• _Task objective_:
Quote the lines that run from the line containing "Emit a Python" down to the line containing "0.62, 0.30, 0.34, 0.54, 0.36]". Include both of those lines, reproduce each exactly, and omit everything else.

====== Material for the task

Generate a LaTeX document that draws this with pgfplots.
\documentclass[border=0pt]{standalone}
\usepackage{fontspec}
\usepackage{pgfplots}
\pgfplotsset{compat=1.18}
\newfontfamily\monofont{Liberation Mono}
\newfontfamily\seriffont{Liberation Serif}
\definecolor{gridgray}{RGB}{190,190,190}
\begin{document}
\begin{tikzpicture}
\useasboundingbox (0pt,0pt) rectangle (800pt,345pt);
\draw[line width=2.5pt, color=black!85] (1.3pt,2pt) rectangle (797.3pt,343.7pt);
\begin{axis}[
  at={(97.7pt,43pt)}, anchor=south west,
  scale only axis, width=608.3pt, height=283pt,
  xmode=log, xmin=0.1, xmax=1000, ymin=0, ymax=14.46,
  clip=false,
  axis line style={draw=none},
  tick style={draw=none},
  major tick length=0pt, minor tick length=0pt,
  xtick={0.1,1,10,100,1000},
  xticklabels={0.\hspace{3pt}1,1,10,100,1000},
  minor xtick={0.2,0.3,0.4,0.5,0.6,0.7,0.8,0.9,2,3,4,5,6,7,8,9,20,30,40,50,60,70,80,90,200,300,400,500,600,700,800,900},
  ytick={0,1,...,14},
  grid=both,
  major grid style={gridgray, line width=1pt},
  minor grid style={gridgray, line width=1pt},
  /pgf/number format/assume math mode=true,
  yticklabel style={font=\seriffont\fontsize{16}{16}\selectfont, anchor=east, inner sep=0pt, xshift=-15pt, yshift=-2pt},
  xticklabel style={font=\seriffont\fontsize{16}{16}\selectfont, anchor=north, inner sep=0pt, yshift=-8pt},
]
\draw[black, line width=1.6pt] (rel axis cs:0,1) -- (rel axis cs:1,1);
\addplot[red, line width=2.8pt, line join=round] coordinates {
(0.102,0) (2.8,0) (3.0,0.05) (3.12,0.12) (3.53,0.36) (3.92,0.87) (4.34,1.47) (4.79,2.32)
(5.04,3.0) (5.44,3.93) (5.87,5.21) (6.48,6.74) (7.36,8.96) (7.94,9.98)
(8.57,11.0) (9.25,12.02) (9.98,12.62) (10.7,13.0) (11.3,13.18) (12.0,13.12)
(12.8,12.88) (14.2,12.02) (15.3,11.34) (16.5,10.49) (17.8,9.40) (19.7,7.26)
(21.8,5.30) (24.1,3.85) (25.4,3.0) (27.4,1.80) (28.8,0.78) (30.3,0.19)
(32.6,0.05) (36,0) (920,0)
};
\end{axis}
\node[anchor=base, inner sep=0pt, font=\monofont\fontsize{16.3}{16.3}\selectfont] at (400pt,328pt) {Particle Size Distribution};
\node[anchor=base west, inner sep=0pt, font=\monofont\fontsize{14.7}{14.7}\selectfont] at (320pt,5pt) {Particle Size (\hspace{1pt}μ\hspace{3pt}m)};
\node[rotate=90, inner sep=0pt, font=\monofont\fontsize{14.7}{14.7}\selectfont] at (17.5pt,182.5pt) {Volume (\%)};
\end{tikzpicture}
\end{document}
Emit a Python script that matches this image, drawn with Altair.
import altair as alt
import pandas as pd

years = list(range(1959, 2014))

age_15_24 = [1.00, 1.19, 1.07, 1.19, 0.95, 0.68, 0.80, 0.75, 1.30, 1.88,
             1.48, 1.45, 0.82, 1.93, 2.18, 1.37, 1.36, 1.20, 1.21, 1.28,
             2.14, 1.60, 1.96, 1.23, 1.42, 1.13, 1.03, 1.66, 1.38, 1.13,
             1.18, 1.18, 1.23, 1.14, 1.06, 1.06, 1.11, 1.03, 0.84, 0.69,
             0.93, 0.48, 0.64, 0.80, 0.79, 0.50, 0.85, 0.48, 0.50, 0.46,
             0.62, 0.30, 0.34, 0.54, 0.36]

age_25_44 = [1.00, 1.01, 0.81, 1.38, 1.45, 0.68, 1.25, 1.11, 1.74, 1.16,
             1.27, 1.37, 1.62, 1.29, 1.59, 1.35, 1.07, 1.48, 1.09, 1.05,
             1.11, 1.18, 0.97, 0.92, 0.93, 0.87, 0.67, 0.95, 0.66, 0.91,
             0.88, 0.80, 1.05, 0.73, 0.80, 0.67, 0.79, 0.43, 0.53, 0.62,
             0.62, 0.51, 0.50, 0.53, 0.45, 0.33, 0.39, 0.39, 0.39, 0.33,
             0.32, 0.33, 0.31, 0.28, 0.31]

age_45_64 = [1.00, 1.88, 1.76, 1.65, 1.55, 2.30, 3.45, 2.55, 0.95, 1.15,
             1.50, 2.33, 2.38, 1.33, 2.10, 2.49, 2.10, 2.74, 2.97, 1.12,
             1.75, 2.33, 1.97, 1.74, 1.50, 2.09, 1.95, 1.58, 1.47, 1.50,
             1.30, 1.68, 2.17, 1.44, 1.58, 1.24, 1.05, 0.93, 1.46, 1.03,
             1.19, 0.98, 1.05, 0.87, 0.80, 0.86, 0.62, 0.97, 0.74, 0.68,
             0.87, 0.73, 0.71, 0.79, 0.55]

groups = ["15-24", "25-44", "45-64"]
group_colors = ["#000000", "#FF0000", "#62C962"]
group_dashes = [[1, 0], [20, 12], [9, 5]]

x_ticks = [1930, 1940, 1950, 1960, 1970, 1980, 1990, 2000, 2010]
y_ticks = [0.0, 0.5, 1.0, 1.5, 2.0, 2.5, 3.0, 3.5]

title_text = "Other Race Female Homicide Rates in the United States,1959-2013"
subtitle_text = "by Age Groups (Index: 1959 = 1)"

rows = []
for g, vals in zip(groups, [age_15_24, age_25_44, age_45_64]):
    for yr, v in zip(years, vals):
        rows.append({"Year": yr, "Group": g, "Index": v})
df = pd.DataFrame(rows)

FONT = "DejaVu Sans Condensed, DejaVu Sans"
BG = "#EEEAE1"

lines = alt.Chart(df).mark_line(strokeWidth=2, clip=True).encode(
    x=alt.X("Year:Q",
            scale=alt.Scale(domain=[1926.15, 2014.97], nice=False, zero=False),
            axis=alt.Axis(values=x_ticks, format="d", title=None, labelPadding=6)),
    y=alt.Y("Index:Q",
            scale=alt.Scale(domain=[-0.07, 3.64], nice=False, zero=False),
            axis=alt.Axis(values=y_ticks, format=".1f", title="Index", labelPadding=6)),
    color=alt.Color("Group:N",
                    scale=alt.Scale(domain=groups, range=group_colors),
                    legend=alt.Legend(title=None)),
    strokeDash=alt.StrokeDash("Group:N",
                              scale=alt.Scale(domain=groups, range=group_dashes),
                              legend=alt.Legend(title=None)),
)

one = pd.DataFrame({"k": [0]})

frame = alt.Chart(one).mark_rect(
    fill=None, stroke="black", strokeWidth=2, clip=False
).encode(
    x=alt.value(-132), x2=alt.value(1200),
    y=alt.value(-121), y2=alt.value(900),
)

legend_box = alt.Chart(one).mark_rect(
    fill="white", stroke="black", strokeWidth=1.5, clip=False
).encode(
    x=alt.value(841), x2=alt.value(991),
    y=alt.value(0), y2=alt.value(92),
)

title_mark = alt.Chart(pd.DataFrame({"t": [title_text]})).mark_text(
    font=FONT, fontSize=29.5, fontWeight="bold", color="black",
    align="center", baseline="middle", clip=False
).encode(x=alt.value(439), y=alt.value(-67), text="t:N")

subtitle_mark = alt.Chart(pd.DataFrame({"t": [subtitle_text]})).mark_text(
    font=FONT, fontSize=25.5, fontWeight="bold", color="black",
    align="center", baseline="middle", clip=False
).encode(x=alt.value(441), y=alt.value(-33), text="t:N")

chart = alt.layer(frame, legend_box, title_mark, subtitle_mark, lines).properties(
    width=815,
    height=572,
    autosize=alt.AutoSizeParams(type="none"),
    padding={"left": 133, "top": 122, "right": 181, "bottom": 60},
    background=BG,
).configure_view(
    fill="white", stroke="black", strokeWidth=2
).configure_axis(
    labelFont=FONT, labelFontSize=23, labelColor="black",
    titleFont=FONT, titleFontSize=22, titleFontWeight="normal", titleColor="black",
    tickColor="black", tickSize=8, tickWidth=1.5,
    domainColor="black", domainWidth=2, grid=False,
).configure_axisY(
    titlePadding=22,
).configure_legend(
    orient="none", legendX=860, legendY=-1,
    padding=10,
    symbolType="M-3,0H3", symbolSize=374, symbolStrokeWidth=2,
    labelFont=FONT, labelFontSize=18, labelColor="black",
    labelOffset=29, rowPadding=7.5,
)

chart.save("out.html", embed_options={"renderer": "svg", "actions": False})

============

• _Output for this exercise_:
Emit a Python script that matches this image, drawn with Altair.
import altair as alt
import pandas as pd

years = list(range(1959, 2014))

age_15_24 = [1.00, 1.19, 1.07, 1.19, 0.95, 0.68, 0.80, 0.75, 1.30, 1.88,
             1.48, 1.45, 0.82, 1.93, 2.18, 1.37, 1.36, 1.20, 1.21, 1.28,
             2.14, 1.60, 1.96, 1.23, 1.42, 1.13, 1.03, 1.66, 1.38, 1.13,
             1.18, 1.18, 1.23, 1.14, 1.06, 1.06, 1.11, 1.03, 0.84, 0.69,
             0.93, 0.48, 0.64, 0.80, 0.79, 0.50, 0.85, 0.48, 0.50, 0.46,
             0.62, 0.30, 0.34, 0.54, 0.36]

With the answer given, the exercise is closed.